======== Records for the task ========

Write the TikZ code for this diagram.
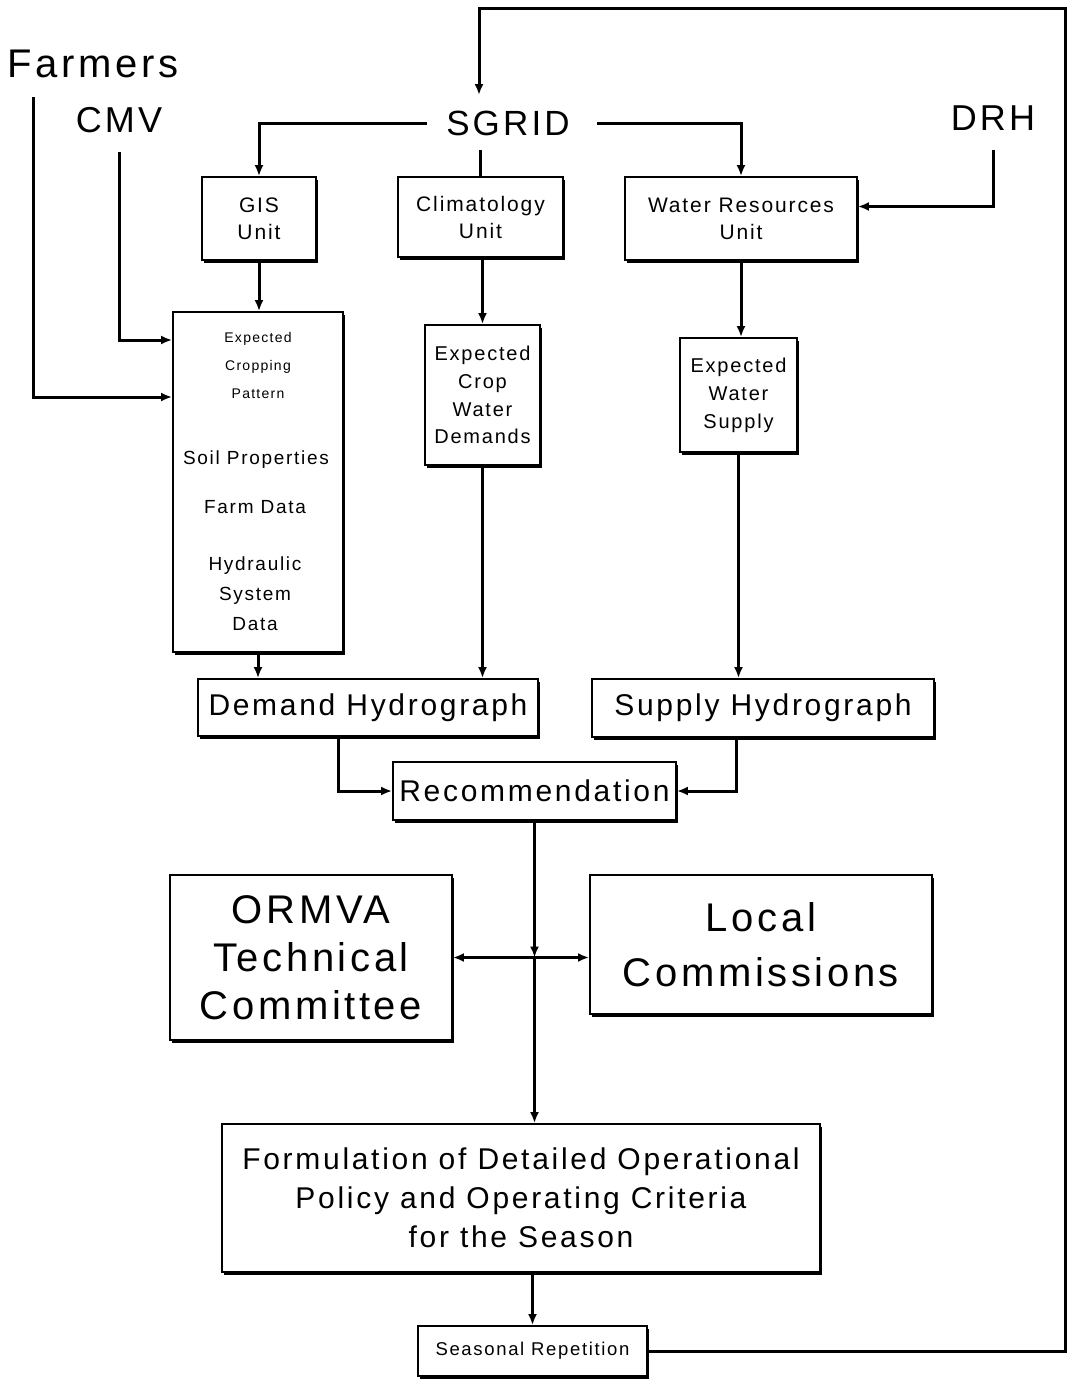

========
======== Records for the task ========

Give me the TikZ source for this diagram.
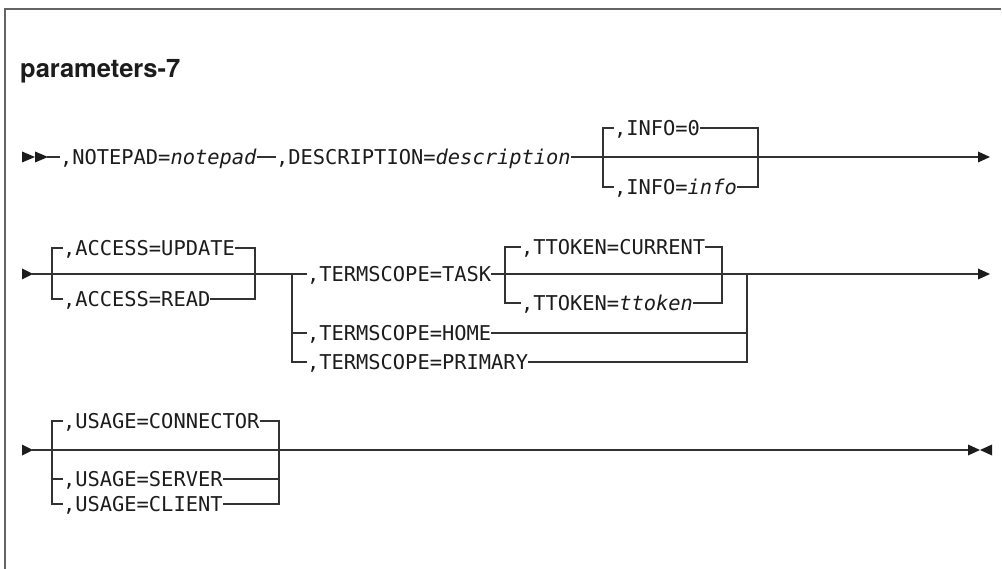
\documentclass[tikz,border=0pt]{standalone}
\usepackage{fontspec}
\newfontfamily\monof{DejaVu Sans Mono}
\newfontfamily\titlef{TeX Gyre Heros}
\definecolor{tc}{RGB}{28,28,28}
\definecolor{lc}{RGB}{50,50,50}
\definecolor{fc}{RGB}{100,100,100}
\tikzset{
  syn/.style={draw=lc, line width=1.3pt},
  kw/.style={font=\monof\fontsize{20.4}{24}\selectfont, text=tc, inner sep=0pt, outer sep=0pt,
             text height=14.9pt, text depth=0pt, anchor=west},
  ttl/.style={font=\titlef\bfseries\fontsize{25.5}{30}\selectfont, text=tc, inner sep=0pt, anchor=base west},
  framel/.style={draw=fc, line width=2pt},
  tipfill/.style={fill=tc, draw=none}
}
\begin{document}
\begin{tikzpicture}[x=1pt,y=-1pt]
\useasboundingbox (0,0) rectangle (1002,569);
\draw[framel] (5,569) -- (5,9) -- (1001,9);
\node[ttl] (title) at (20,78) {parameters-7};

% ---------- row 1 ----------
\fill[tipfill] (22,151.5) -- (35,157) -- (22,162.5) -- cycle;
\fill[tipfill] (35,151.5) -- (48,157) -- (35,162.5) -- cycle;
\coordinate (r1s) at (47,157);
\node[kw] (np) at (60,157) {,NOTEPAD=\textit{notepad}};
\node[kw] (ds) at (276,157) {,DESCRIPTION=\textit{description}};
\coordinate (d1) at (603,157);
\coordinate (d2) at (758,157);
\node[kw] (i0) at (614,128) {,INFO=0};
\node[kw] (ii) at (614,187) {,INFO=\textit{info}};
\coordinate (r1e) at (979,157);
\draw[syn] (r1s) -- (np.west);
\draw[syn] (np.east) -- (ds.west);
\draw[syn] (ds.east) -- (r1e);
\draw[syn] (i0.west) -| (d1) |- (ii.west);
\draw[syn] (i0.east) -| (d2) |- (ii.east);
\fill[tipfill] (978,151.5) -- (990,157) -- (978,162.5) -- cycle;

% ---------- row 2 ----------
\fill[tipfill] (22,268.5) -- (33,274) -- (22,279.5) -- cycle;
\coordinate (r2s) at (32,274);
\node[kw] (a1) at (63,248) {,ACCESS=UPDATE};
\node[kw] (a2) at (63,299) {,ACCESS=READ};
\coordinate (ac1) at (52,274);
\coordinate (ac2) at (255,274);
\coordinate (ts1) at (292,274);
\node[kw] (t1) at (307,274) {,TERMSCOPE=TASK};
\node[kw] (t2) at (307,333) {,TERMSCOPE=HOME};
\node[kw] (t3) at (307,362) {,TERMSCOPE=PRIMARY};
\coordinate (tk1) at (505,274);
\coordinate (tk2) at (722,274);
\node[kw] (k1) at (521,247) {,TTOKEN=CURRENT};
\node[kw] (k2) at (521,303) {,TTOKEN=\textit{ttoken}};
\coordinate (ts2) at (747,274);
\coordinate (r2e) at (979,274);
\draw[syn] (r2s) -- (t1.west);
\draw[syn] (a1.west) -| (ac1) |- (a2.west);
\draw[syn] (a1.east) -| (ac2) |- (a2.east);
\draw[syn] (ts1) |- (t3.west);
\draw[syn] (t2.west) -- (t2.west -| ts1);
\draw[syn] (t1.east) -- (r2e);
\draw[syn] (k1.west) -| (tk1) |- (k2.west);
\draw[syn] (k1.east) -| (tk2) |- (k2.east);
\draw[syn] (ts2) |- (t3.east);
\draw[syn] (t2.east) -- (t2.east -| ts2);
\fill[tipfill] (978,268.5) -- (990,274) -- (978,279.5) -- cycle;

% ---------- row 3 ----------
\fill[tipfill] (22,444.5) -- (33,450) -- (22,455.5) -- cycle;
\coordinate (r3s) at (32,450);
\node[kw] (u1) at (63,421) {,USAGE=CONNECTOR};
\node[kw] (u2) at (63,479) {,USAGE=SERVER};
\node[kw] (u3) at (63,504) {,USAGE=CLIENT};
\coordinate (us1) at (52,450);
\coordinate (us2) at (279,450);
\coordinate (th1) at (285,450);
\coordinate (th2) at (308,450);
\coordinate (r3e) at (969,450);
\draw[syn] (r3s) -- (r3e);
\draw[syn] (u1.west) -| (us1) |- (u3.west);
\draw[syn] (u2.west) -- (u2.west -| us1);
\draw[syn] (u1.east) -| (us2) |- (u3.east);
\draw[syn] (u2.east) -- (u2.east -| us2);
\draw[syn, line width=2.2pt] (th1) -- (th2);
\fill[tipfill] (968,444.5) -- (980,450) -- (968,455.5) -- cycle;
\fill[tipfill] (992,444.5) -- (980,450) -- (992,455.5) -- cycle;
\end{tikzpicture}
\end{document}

========
======== Records for the task ========

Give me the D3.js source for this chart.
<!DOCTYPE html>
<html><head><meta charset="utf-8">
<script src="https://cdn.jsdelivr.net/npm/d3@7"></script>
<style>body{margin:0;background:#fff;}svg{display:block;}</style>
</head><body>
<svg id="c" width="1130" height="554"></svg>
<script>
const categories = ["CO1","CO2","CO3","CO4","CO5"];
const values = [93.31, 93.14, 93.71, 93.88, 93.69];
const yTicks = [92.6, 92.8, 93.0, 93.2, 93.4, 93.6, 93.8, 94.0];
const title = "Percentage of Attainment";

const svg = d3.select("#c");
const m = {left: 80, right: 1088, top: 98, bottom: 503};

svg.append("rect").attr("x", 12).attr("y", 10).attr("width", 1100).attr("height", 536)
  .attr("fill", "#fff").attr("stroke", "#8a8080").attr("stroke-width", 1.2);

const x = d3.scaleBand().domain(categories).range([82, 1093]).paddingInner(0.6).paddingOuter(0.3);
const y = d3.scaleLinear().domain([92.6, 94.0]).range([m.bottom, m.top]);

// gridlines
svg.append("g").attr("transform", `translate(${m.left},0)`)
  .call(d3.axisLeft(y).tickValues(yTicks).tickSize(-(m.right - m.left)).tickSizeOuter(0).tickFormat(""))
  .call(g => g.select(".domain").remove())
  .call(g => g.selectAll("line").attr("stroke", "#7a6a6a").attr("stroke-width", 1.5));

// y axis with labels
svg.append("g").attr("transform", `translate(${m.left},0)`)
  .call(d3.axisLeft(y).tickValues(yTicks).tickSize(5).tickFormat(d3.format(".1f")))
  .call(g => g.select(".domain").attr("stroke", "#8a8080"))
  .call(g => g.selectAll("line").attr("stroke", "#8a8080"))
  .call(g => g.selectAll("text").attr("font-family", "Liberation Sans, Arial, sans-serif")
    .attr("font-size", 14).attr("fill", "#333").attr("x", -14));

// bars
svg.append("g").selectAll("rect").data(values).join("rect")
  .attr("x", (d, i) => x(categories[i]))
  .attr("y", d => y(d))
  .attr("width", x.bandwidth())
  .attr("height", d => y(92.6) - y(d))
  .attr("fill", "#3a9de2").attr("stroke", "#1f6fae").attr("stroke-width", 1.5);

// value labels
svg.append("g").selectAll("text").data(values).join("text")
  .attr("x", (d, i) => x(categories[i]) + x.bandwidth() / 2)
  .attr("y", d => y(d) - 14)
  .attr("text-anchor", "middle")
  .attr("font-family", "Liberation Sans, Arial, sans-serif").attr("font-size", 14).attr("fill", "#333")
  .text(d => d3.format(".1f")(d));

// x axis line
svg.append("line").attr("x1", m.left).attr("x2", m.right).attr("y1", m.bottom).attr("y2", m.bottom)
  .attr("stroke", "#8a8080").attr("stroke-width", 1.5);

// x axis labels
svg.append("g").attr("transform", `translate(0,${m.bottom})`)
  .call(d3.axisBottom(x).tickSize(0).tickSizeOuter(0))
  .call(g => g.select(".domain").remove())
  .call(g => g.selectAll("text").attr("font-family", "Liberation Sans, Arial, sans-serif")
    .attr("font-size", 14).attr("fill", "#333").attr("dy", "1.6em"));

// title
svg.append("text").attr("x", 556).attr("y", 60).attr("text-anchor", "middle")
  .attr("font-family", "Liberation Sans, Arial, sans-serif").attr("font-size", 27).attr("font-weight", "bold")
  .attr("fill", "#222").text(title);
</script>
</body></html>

========

### Short task
Show the lines of the records that contain the word "this".

### Answer to the exercise
Write the TikZ code for this diagram.
Give me the TikZ source for this diagram.
Give me the D3.js source for this chart.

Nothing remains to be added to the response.